_What you have to do_: Make an exact transcription of the material, leaving out all images.

________________

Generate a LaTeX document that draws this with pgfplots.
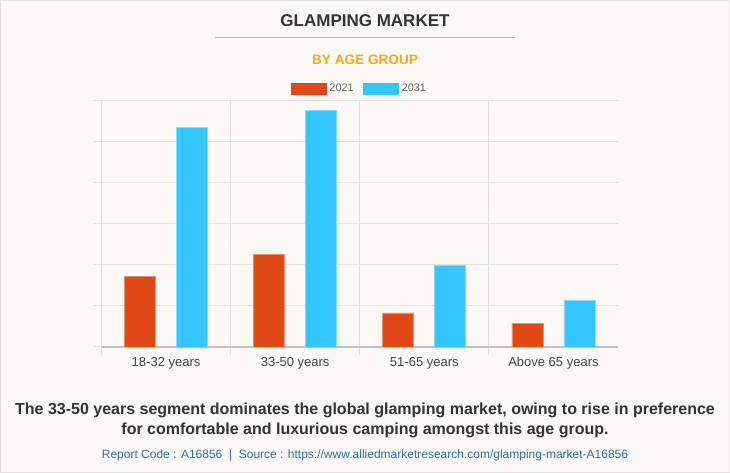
\documentclass[border=0pt]{standalone}
\usepackage{pgfplots}
\pgfplotsset{compat=1.18}
\usepackage{fontspec}
\setmainfont{Liberation Sans}
\definecolor{bg}{RGB}{250,249,245}
\definecolor{gridc}{RGB}{226,225,221}
\definecolor{axisc}{RGB}{192,192,192}
\definecolor{redbar}{RGB}{224,73,22}
\definecolor{bluebar}{RGB}{51,198,255}
\definecolor{titlec}{RGB}{51,51,51}
\definecolor{orangec}{RGB}{255,166,33}
\definecolor{srcc}{RGB}{45,110,185}
\definecolor{labc}{RGB}{68,68,68}
\definecolor{legc}{RGB}{102,102,102}
\begin{document}
\begin{tikzpicture}
\begin{scope}[x=0.75pt,y=0.75pt]
\fill[bg] (0,0) rectangle (730,473);
\draw[gridc, line width=0.75pt] (0.5,0.5) rectangle (729.5,472.5);
\node[font=\fontsize{12.75pt}{15pt}\selectfont\bfseries, text=titlec] at (365,452) {GLAMPING MARKET};
\draw[axisc, line width=0.75pt] (215,435.5) -- (515,435.5);
\node[font=\fontsize{10.2pt}{12pt}\selectfont\bfseries, text=orangec] at (365,413.5) {BY AGE GROUP};
\node[font=\fontsize{12pt}{15pt}\selectfont\bfseries, text=titlec, align=center] at (365,53) {The 33-50 years segment dominates the global glamping market, owing to rise in preference\\for comfortable and luxurious camping amongst this age group.};
\node[font=\fontsize{9pt}{11pt}\selectfont, text=srcc] at (365,17.5) {Report Code : A16856 \ | \ Source : https://www.alliedmarketresearch.com/glamping-market-A16856};
\end{scope}
\begin{axis}[
  at={(76.125pt,94.5pt)}, anchor=south west,
  scale only axis, width=387.375pt, height=184.5pt,
  xmin=-0.5, xmax=3.5, ymin=0, ymax=6,
  ybar=15.75pt, bar width=23.25pt,
  axis x line*=bottom, axis y line*=left,
  axis line style={-},
  x axis line style={draw=axisc, line width=0.9pt},
  y axis line style={draw=gridc, line width=0.75pt},
  xtick={-0.5,0.5,1.5,2.5}, xticklabels={}, xmajorgrids,
  extra x ticks={0,1,2,3},
  extra x tick labels={18-32 years,33-50 years,51-65 years,Above 65 years},
  extra x tick style={grid=none, major tick length=0pt, tick style={draw=none}},
  ytick={0,1,2,3,4,5,6}, yticklabels={}, ymajorgrids,
  tick align=outside, major tick length=6pt,
  grid style={gridc, line width=0.75pt},
  tick style={gridc, line width=0.75pt},
  xticklabel style={font=\fontsize{9.75pt}{11pt}\selectfont, text=labc, yshift=-4.25pt},
  legend columns=2,
  legend style={at={(0.5,1)}, anchor=south, yshift=1.5pt, draw=none, fill=none,
    font=\fontsize{8.2pt}{9pt}\selectfont, text=legc,
    /tikz/every even column/.append style={column sep=5pt}},
  legend image code/.code={\fill[#1, draw=none] (0pt,-4.5pt) rectangle (27pt,4.5pt);},
]
\addplot[fill=redbar, draw=redbar!60!white, line width=0.5pt] coordinates {(0,1.72) (1,2.26) (2,0.83) (3,0.585)};
\addplot[fill=bluebar, draw=bluebar!60!white, line width=0.5pt] coordinates {(0,5.36) (1,5.77) (2,1.99) (3,1.15)};
\legend{2021,2031}
\end{axis}
\end{tikzpicture}
\end{document}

________________

_Result_:
Generate a LaTeX document that draws this with pgfplots.
\documentclass[border=0pt]{standalone}
\usepackage{pgfplots}
\pgfplotsset{compat=1.18}
\usepackage{fontspec}
\setmainfont{Liberation Sans}
\definecolor{bg}{RGB}{250,249,245}
\definecolor{gridc}{RGB}{226,225,221}
\definecolor{axisc}{RGB}{192,192,192}
\definecolor{redbar}{RGB}{224,73,22}
\definecolor{bluebar}{RGB}{51,198,255}
\definecolor{titlec}{RGB}{51,51,51}
\definecolor{orangec}{RGB}{255,166,33}
\definecolor{srcc}{RGB}{45,110,185}
\definecolor{labc}{RGB}{68,68,68}
\definecolor{legc}{RGB}{102,102,102}
\begin{document}
\begin{tikzpicture}
\begin{scope}[x=0.75pt,y=0.75pt]
\fill[bg] (0,0) rectangle (730,473);
\draw[gridc, line width=0.75pt] (0.5,0.5) rectangle (729.5,472.5);
\node[font=\fontsize{12.75pt}{15pt}\selectfont\bfseries, text=titlec] at (365,452) {GLAMPING MARKET};
\draw[axisc, line width=0.75pt] (215,435.5) -- (515,435.5);
\node[font=\fontsize{10.2pt}{12pt}\selectfont\bfseries, text=orangec] at (365,413.5) {BY AGE GROUP};
\node[font=\fontsize{12pt}{15pt}\selectfont\bfseries, text=titlec, align=center] at (365,53) {The 33-50 years segment dominates the global glamping market, owing to rise in preference\\for comfortable and luxurious camping amongst this age group.};
\node[font=\fontsize{9pt}{11pt}\selectfont, text=srcc] at (365,17.5) {Report Code : A16856 \ | \ Source : https://www.alliedmarketresearch.com/glamping-market-A16856};
\end{scope}
\begin{axis}[
  at={(76.125pt,94.5pt)}, anchor=south west,
  scale only axis, width=387.375pt, height=184.5pt,
  xmin=-0.5, xmax=3.5, ymin=0, ymax=6,
  ybar=15.75pt, bar width=23.25pt,
  axis x line*=bottom, axis y line*=left,
  axis line style={-},
  x axis line style={draw=axisc, line width=0.9pt},
  y axis line style={draw=gridc, line width=0.75pt},
  xtick={-0.5,0.5,1.5,2.5}, xticklabels={}, xmajorgrids,
  extra x ticks={0,1,2,3},
  extra x tick labels={18-32 years,33-50 years,51-65 years,Above 65 years},
  extra x tick style={grid=none, major tick length=0pt, tick style={draw=none}},
  ytick={0,1,2,3,4,5,6}, yticklabels={}, ymajorgrids,
  tick align=outside, major tick length=6pt,
  grid style={gridc, line width=0.75pt},
  tick style={gridc, line width=0.75pt},
  xticklabel style={font=\fontsize{9.75pt}{11pt}\selectfont, text=labc, yshift=-4.25pt},
  legend columns=2,
  legend style={at={(0.5,1)}, anchor=south, yshift=1.5pt, draw=none, fill=none,
    font=\fontsize{8.2pt}{9pt}\selectfont, text=legc,
    /tikz/every even column/.append style={column sep=5pt}},
  legend image code/.code={\fill[#1, draw=none] (0pt,-4.5pt) rectangle (27pt,4.5pt);},
]
\addplot[fill=redbar, draw=redbar!60!white, line width=0.5pt] coordinates {(0,1.72) (1,2.26) (2,0.83) (3,0.585)};
\addplot[fill=bluebar, draw=bluebar!60!white, line width=0.5pt] coordinates {(0,5.36) (1,5.77) (2,1.99) (3,1.15)};
\legend{2021,2031}
\end{axis}
\end{tikzpicture}
\end{document}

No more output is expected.